The Defence Acquisition Procedure pathway will shape the CATS timeline. Once HAL completes developmental milestones, the programme would still need user evaluations, limited-series production decisions, and eventual Defence Acquisition Council approvals before squadron-level induction becomes possible. The HAL manned-unmanned roadmap therefore sits inside a procurement pipeline that already accommodates unmanned strike aviation. The Indian collaborative combat aircraft category is now established inside Indian doctrine; the operational challenge is translating that doctrine into a stable flight-tested architecture.
For defence integrators, the architectural breadth is the signal. Warrior alone does not define the programme.
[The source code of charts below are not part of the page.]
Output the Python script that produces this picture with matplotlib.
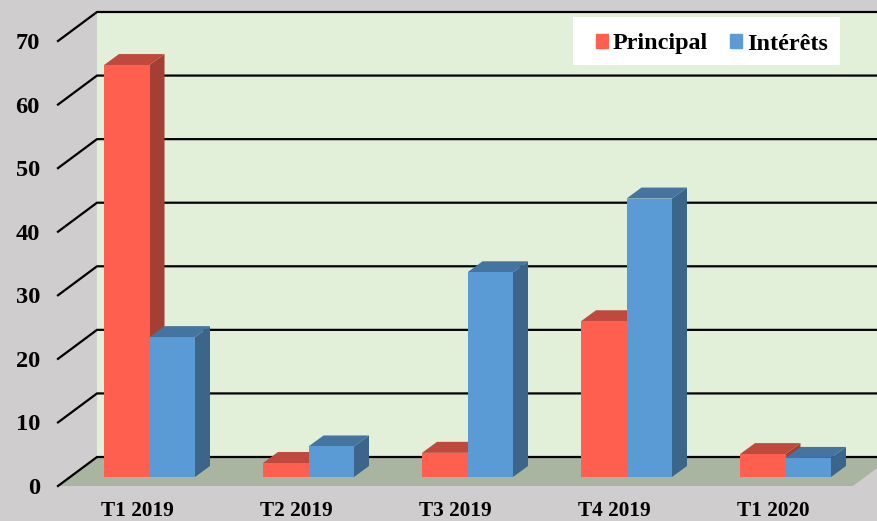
import matplotlib.pyplot as plt
from matplotlib.patches import Polygon, Patch, Rectangle
import numpy as np

categories = ['T1 2019', 'T2 2019', 'T3 2019', 'T4 2019', 'T1 2020']
principal = [64.8, 2.2, 3.8, 24.5, 3.6]
interets = [22.0, 4.8, 32.2, 43.8, 3.0]
yticks = [0, 10, 20, 30, 40, 50, 60, 70]

plt.rcParams['font.family'] = ['Liberation Serif', 'DejaVu Serif']
plt.rcParams['font.weight'] = 'bold'

bg = '#CFCDCE'
fig = plt.figure(figsize=(8.78, 5.21), dpi=100, facecolor=bg)
ax = fig.add_axes([58/878, 35/521, 795/878, 445/521])
ax.set_xlim(0, 5)
ax.set_ylim(0, 70)
ax.set_facecolor('none')
for sp in ax.spines.values():
    sp.set_visible(False)

# pixel sizes to data units
px_x = 5/795
px_y = 70/445
wall_dx, wall_dy = 39*px_x, 29*px_y
base_dx, base_dy = 12*px_x, 9*px_y
bar_dx, bar_dy = 15*px_x, 11*px_y
bar_w = 45.5*px_x


def poly(pts, color, z):
    ax.add_patch(Polygon(pts, closed=True, facecolor=color, edgecolor='none',
                         clip_on=False, zorder=z))


# wall and floor
poly([(wall_dx, wall_dy), (5+wall_dx, wall_dy), (5+wall_dx, 70+wall_dy), (wall_dx, 70+wall_dy)], '#E2EFD9', 1)
poly([(0, 0), (5, 0), (5+wall_dx, wall_dy), (wall_dx, wall_dy)], '#A9B5A1', 2)

# grid lines with the diagonal tick on the left
for v in yticks:
    ax.plot([0, wall_dx, 5+wall_dx], [v, v+wall_dy, v+wall_dy], color='black', lw=1.6,
            clip_on=False, zorder=3, solid_joinstyle='miter')


def bar3d(x0, v, front, side, top, z):
    x0 = x0 + base_dx
    x1 = x0 + bar_w
    b = base_dy
    ax.bar(x0, v, bar_w, bottom=b, align='edge', color=front, clip_on=False, zorder=z+0.2)
    poly([(x1, b), (x1+bar_dx, b+bar_dy), (x1+bar_dx, b+v+bar_dy), (x1, b+v)], side, z)
    poly([(x0, b+v), (x1, b+v), (x1+bar_dx, b+v+bar_dy), (x0+bar_dx, b+v+bar_dy)], top, z+0.1)


pos = np.arange(len(categories)) + 0.5
for i in range(len(categories)):
    bar3d(pos[i]-bar_w, principal[i], '#FF5F4E', '#A33F35', '#C0493D', 4+i)
    bar3d(pos[i], interets[i], '#5B9BD5', '#3B6689', '#44749F', 4.5+i)

ax.set_xticks(pos)
ax.set_xticklabels(categories, fontsize=15.3, fontweight='bold')
ax.set_yticks(yticks)
ax.set_yticklabels([str(v) for v in yticks], fontsize=17.6, fontweight='bold')
ax.tick_params(axis='x', length=0, pad=11)
ax.tick_params(axis='y', length=0, pad=13)

# white box behind the legend
ax.add_patch(Rectangle((573/878, 456/521), 267/878, 48/521, transform=fig.transFigure,
                       facecolor='white', edgecolor='none', zorder=19, clip_on=False))

handles = [Patch(color='#FF5F4E', label='Principal'), Patch(color='#5B9BD5', label='Intérêts')]
leg = ax.legend(handles=handles, ncol=2, loc='center left', bbox_to_anchor=(596/878, 477/521),
                bbox_transform=fig.transFigure, frameon=False, fontsize=17.4, handlelength=0.5,
                handleheight=0.5, handletextpad=0.2, columnspacing=0.9, borderaxespad=0, borderpad=0)
leg.set_zorder(20)

plt.savefig('out.png', dpi=100, facecolor=bg)
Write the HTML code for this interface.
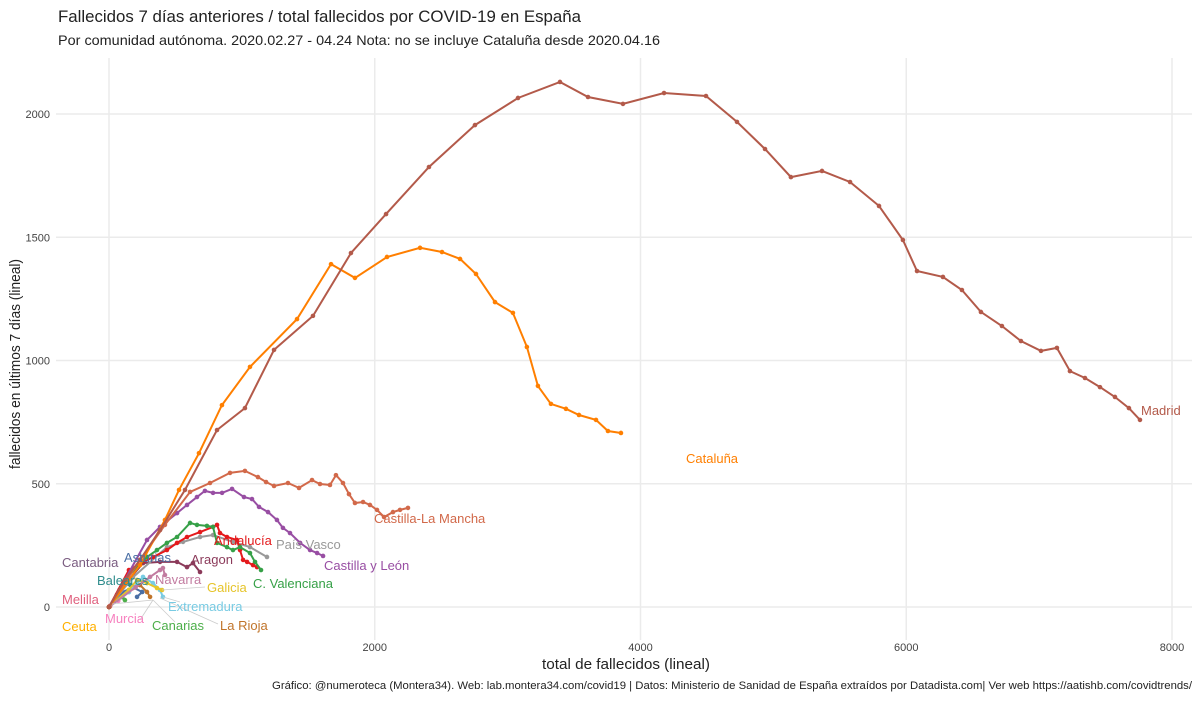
<!DOCTYPE html>
<html><head><meta charset="utf-8"><style>
body{margin:0;background:#fff;font-family:"Liberation Sans",sans-serif}
svg text{font-family:"Liberation Sans",sans-serif}
</style></head><body>
<svg id="chart" width="1200" height="700" xmlns="http://www.w3.org/2000/svg">
<rect width="1200" height="700" fill="#fff"/>
<text x="58" y="22" font-size="17" fill="#222" textLength="523" lengthAdjust="spacingAndGlyphs">Fallecidos 7 días anteriores / total fallecidos por COVID-19 en España</text>
<text x="58" y="45" font-size="14" fill="#222" textLength="602" lengthAdjust="spacingAndGlyphs">Por comunidad autónoma. 2020.02.27 - 04.24 Nota: no se incluye Cataluña desde 2020.04.16</text>
<g id="grid"></g><g id="series"></g><g id="labels"></g>
<text x="626" y="669" font-size="15" text-anchor="middle" fill="#222" textLength="168" lengthAdjust="spacingAndGlyphs">total de fallecidos (lineal)</text>
<text transform="translate(20,364) rotate(-90)" font-size="15" text-anchor="middle" fill="#222" textLength="210" lengthAdjust="spacingAndGlyphs">fallecidos en últimos 7 días (lineal)</text>
<text x="1192" y="689" font-size="11" text-anchor="end" fill="#222" textLength="920" lengthAdjust="spacingAndGlyphs">Gráfico: @numeroteca (Montera34). Web: lab.montera34.com/covid19 | Datos: Ministerio de Sanidad de España extraídos por Datadista.com| Ver web https://aatishb.com/covidtrends/</text>
</svg>
<script>
const xTicks=[0,2000,4000,6000,8000];
const yTicks=[0,500,1000,1500,2000];
const names=["Madrid","Cataluña","Castilla-La Mancha","Castilla y León","C. Valenciana","Andalucía","País Vasco","Aragon","Navarra","Galicia","Extremadura","La Rioja","Asturias","Canarias","Murcia","Baleares","Cantabria","Melilla","Ceuta"];
const colors=["#b35a4a","#ff7f00","#d2694a","#984ea3","#36a047","#e41a1c","#999999","#8b3a5a","#c27ba0","#e6c42a","#78cbe3","#c0742a","#4a6fa5","#4daf4a","#f781bf","#2f8c8c","#7a5c80","#e0607e","#ffb000"];
const madridX=[0,120,233,384,572,813,1023,1242,1535,1821,2085,2408,2754,3078,3394,3605,3868,4177,4493,4726,4937,5132,5366,5577,5795,5975,6081,6276,6419,6562,6720,6863,7014,7134,7232,7345,7458,7571,7676,7759];
const madridY=[0,110,191,312,475,718,807,1043,1181,1436,1594,1785,1955,2065,2130,2069,2041,2085,2073,1968,1858,1744,1769,1724,1627,1489,1363,1339,1286,1197,1140,1079,1039,1051,957,929,892,852,807,759];
const catX=[0,233,421,527,677,850,1061,1415,1671,1851,2092,2341,2506,2642,2762,2905,3040,3145,3228,3326,3439,3537,3665,3755,3853];
const catY=[0,170,353,475,624,819,974,1168,1391,1335,1420,1457,1440,1412,1351,1237,1193,1055,897,824,804,779,759,714,706];
const clmX=[0,233,421,610,760,911,1023,1121,1182,1242,1347,1430,1528,1588,1663,1708,1761,1806,1851,1912,1964,2017,2070,2137,2190,2250];
const clmY=[0,191,333,467,503,544,552,527,507,491,503,483,515,499,495,535,503,458,422,426,414,394,365,385,394,402];
const cylX=[0,120,286,384,512,587,662,722,783,851,926,1016,1076,1129,1197,1264,1309,1362,1438,1513,1566,1611];
const cylY=[0,110,272,325,381,414,446,471,463,463,479,446,438,406,385,353,321,300,260,231,219,207];
const cvX=[0,120,286,361,436,512,610,662,737,783,813,888,933,986,1061,1099,1144];
const cvY=[0,110,203,231,260,284,341,333,329,325,260,243,231,243,219,183,150];
const andX=[0,150,331,436,512,587,685,783,813,835,888,963,986,1009,1039,1084,1114];
const andY=[0,150,203,231,260,284,304,325,333,300,284,272,231,191,183,170,162];
const pvX=[0,180,436,557,685,783,933,1061,1189];
const pvY=[0,120,243,264,284,292,264,243,203];
const araX=[0,150,256,384,512,587,632,685];
const araY=[0,110,178,183,183,162,178,142];
const navX=[0,200,309,384,406,421];
const navY=[0,80,122,150,158,130];
const galX=[0,150,211,286,361,399];
const galY=[0,70,110,97,77,69];
const extX=[0,150,256,331,384,406];
const extY=[0,60,122,97,69,41];
const rioX=[0,180,233,286,309];
const rioY=[0,77,89,61,41];
const astX=[0,100,180,250,211];
const astY=[0,60,80,61,41];
const canX=[0,60,100,120];
const canY=[0,30,40,28];
const murX=[0,40,60,70];
const murY=[0,25,30,25];
const balX=[0,80,140,160];
const balY=[0,70,95,90];
const cntX=[0,60,90,100];
const cntY=[0,50,60,55];
const melX=[0,5,8];const melY=[0,4,3];
const ceuX=[0,3,5];const ceuY=[0,2,1];
const seriesX=[madridX,catX,clmX,cylX,cvX,andX,pvX,araX,navX,galX,extX,rioX,astX,canX,murX,balX,cntX,melX,ceuX];
const seriesY=[madridY,catY,clmY,cylY,cvY,andY,pvY,araY,navY,galY,extY,rioY,astY,canY,murY,balY,cntY,melY,ceuY];
const NS="http://www.w3.org/2000/svg";
const sx=v=>109+v*(1172-109)/8000;
const sy=v=>607-v*(607-114)/2000;
function mk(t,a,p){const e=document.createElementNS(NS,t);for(const k in a)e.setAttribute(k,a[k]);p.appendChild(e);return e;}
const grid=document.getElementById('grid');
xTicks.forEach(v=>{const l=mk('line',{x1:sx(v),x2:sx(v),y1:58,y2:640,stroke:'#ebebeb','stroke-width':1.5},grid);
const t=mk('text',{x:sx(v),y:651,'font-size':11,'text-anchor':'middle',fill:'#444'},grid);t.textContent=v;});
yTicks.forEach(v=>{const l=mk('line',{x1:56,x2:1192,y1:sy(v),y2:sy(v),stroke:'#ebebeb','stroke-width':1.5},grid);
const t=mk('text',{x:50,y:sy(v)+4,'font-size':11,'text-anchor':'end',fill:'#444'},grid);t.textContent=v;});
const sg=document.getElementById('series');
for(let i=seriesX.length-1;i>=0;i--){
 const xs=seriesX[i],ys=seriesY[i];
 const g=mk('g',{},sg);
 
 
 const d=xs.map((x,j)=>(j?'L':'M')+sx(x).toFixed(1)+','+sy(ys[j]).toFixed(1)).join('');
 const p=mk('path',{d:d,fill:'none',stroke:colors[i],'stroke-width':2},g);
 
 
 xs.forEach((x,j)=>{const c=mk('circle',{cx:sx(x),cy:sy(ys[j]),r:2.3,fill:colors[i]},g);
 
 });
}
const lg=document.getElementById('labels');
const leaders=[[153,600,112,604],[153,600,140,620],[153,600,175,622],[160,598,218,624],[163,597,180,602],[162,590,205,587]];
leaders.forEach(a=>{const l=mk('line',{x1:a[0],y1:a[1],x2:a[2],y2:a[3],stroke:'#ccc','stroke-width':0.8},lg);});
const lbl=[[0,1141,415],[1,686,463],[2,374,523],[3,324,570],[6,276,549],[5,214,545],[7,191,564],[4,253,588],[8,155,584],[9,207,592],[10,168,611],[11,220,630],[12,124,562],[13,152,630],[14,105,623],[15,97,585],[16,62,567],[17,62,604],[18,62,631]];
lbl.forEach(a=>{const t=mk('text',{x:a[1],y:a[2],'font-size':13,fill:colors[a[0]]},lg);t.textContent=names[a[0]];

});
</script>
</body></html>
The opportunity sits inside datalinks, mission systems, autonomous-control software, swarm coordination, secure communications, ISR relays, and payload integration.
For defence journalists, the more important milestone may not be the first Warrior flight itself. The next operational inflection point is the live-flight datalink demonstration between the Kiran OMCA and a Warrior prototype. The broader regulatory layer continues to evolve in parallel, including where type certification fits inside the Indian drone ecosystem and how NPNT enforces airspace discipline on Indian drones.
India's next phase of combat-air development depends less on building one stealth platform. It depends more on proving that one pilot can command a distributed unmanned formation in contested skies.